Heading to Connecticut

We’re at LAX airport now, waiting to fly to Connecticut. We never expected our house in LA to sell in 4 days, and certainly not with a quick 30 day escrow too. But it did! So, the past month has been a blur of inspectors and final fixes on the LA house, plus flying to Connecticut two weeks ago where we saw 15 homes in two days and bought one.

Logistically, the most complicated thing was figuring out how to ship three cats on the same flight. This took multiple phone calls and arrangements. I was convinced that arriving at LAX with six pieces of luggage and three cats would prove nightmarish. Happily though, we zipped through the check-in, with two cats going in cargo and 17-year-old Peggy Sue in carry-on. Passing through TSA simply required taking her out of the carrier so it could be scanned.

We decided to fly first-class. This, as it turns out, makes a huge difference. I’m blogging this from the First Class Delta lounge. They have wireless everywhere, showers, free drinks, a business center, plus comfortable chairs and tables.

Here’s the class difference. Downstairs in steerage, there are constant Orwellian announcements saying to watch your luggage. Up here, people leave their luggage and wander off. And there’s no announcements. Apparently if you fly first class, you can’t be a terrorist.

This echoes what someone familiar with the air system once told me. If you fly by private jet, there’s no TSA, no scanners, and virtually no security. The more you  spend to fly, the less intrusive the security is. Curious, no?

  • Bradley

    Kinda like what I experienced in the late 80’s when I returned to Miami after a month of Caribbean island hopping. I was alone, a middle-aged male in need of a shave, dressed casually, carrying a cheap canvas bag, and without hardly a glance I was asked to move to the inspection line.
    After a few chuckles with the inspector, a very relaxed & polite mammoth of a man (at least 6’7″ while I’m all of 5’3″, extemely toward the other end of intimidation), I told him that all those guys off to the side with their 3-piece pin-striped suits and blonde bimbos glued to their arms were the guys that should be getting searched. If I had been bringing cocaine, or whatever else they may have been looking for, into the country, I certainly wouldn’t have looked as I looked, but rather would have falsified the exterior of a Wall Street broker.
    He took a quick peek around to see if anyone was watching or listening, and then pretty much agreed that the guy up front deciding who would and wouldn’t get searched did truly have it all wrong.
    Yes….. money moves America….. alway has, and always will.

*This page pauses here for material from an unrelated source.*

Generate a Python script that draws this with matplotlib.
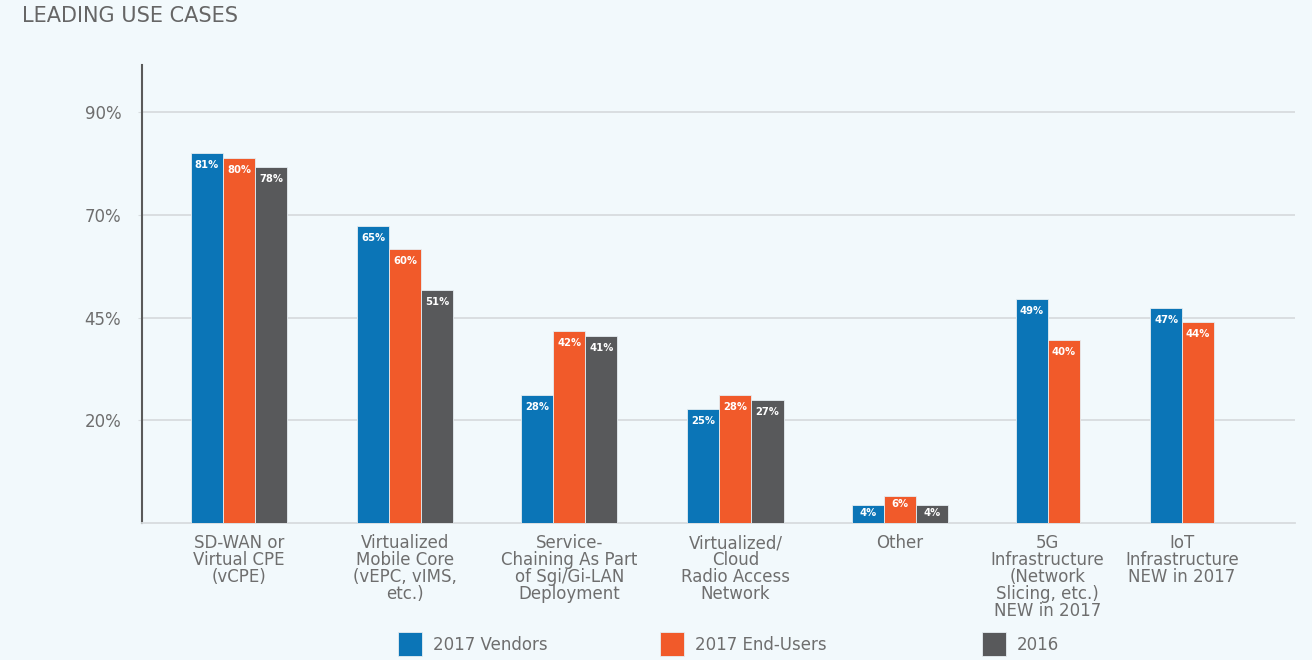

    On another note re your first class experience:
    I flew to New York and back to Tokyo a couple weeks ago. In the cheap seats. All the scotch I could drink, great special menu (raw food only – fresh fruit & salads), good movies on seat back screens, and no security announcements except 1 laugher on the way to New York asking passengers not to congregate in one area. People stood up, walked around, and hung in different areas to stretch their legs and vocal cords. And the flight attendants joined us….. Japan Airlines, one of my 2 favorite carriers.